- _Exercise goal_:
In the listing below, locate the line containing "Output the Python" and the line containing "ax = fig.add_axes([0.0446, 0.04, 0.941, 0.9483])". Output both of them and every line between, exactly as written, and nothing more.

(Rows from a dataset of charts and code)
• • • • •
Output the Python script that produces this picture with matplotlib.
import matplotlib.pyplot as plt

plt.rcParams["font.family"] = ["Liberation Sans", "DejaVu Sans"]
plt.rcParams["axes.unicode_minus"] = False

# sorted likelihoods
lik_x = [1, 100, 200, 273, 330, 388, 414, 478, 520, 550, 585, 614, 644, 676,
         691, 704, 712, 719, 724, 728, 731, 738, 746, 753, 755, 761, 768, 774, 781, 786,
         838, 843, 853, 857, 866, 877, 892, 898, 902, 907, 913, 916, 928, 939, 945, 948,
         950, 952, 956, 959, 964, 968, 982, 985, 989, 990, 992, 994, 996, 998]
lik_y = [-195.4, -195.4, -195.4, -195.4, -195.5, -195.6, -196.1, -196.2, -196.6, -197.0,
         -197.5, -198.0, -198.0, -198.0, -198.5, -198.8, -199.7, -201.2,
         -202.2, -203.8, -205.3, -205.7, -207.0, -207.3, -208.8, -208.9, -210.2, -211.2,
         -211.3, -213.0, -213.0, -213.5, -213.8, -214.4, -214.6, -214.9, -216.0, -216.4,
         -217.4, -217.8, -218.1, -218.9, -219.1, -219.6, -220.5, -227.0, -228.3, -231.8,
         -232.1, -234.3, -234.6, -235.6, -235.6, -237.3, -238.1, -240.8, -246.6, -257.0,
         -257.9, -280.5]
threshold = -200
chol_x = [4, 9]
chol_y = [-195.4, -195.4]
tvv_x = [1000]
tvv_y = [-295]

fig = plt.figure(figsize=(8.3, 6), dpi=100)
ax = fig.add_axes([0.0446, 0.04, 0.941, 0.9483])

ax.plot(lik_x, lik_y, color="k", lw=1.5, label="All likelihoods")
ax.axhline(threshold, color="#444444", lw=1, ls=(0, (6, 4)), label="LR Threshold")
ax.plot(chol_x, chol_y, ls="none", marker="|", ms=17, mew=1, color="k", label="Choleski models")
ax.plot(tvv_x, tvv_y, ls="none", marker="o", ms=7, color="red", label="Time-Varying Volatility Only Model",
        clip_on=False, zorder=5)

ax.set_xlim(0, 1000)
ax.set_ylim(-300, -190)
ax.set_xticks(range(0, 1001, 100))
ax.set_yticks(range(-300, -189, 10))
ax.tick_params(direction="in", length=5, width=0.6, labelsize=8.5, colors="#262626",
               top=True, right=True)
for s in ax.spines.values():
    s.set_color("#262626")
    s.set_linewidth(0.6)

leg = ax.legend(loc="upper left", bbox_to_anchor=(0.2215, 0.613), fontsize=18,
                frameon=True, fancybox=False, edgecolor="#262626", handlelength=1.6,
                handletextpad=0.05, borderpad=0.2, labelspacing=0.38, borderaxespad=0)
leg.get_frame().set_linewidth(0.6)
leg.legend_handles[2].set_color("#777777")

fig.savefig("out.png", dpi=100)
• • • • •
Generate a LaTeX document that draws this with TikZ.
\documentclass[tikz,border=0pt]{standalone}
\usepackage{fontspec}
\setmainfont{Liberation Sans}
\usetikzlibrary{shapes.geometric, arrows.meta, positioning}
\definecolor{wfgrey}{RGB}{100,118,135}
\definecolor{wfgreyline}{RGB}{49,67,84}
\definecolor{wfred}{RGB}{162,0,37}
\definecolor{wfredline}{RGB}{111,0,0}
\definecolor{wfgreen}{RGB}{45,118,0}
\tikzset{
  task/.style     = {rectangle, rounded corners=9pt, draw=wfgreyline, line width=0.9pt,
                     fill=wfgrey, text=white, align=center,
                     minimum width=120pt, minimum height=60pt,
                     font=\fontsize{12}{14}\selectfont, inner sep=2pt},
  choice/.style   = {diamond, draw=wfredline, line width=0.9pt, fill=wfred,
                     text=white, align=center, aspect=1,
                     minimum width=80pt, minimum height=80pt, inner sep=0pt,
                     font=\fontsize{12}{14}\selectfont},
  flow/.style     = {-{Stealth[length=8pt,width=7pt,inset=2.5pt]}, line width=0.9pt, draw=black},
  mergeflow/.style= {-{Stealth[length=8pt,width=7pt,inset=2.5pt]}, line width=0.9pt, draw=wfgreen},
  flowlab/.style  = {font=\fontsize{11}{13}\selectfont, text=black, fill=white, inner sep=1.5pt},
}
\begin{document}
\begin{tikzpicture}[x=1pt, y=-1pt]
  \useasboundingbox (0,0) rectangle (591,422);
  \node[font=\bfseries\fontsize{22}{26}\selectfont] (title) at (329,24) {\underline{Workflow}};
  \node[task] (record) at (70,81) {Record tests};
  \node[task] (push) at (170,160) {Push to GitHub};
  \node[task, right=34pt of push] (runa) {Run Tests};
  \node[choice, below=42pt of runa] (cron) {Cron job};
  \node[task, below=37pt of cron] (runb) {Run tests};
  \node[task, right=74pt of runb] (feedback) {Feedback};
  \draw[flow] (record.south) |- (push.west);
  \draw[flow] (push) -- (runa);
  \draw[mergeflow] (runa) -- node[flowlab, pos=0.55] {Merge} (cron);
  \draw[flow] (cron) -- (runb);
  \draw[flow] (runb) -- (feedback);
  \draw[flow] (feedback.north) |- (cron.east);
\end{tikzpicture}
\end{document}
• • • • •
- _Written response_:
Output the Python script that produces this picture with matplotlib.
import matplotlib.pyplot as plt

plt.rcParams["font.family"] = ["Liberation Sans", "DejaVu Sans"]
plt.rcParams["axes.unicode_minus"] = False

# sorted likelihoods
lik_x = [1, 100, 200, 273, 330, 388, 414, 478, 520, 550, 585, 614, 644, 676,
         691, 704, 712, 719, 724, 728, 731, 738, 746, 753, 755, 761, 768, 774, 781, 786,
         838, 843, 853, 857, 866, 877, 892, 898, 902, 907, 913, 916, 928, 939, 945, 948,
         950, 952, 956, 959, 964, 968, 982, 985, 989, 990, 992, 994, 996, 998]
lik_y = [-195.4, -195.4, -195.4, -195.4, -195.5, -195.6, -196.1, -196.2, -196.6, -197.0,
         -197.5, -198.0, -198.0, -198.0, -198.5, -198.8, -199.7, -201.2,
         -202.2, -203.8, -205.3, -205.7, -207.0, -207.3, -208.8, -208.9, -210.2, -211.2,
         -211.3, -213.0, -213.0, -213.5, -213.8, -214.4, -214.6, -214.9, -216.0, -216.4,
         -217.4, -217.8, -218.1, -218.9, -219.1, -219.6, -220.5, -227.0, -228.3, -231.8,
         -232.1, -234.3, -234.6, -235.6, -235.6, -237.3, -238.1, -240.8, -246.6, -257.0,
         -257.9, -280.5]
threshold = -200
chol_x = [4, 9]
chol_y = [-195.4, -195.4]
tvv_x = [1000]
tvv_y = [-295]

fig = plt.figure(figsize=(8.3, 6), dpi=100)
ax = fig.add_axes([0.0446, 0.04, 0.941, 0.9483])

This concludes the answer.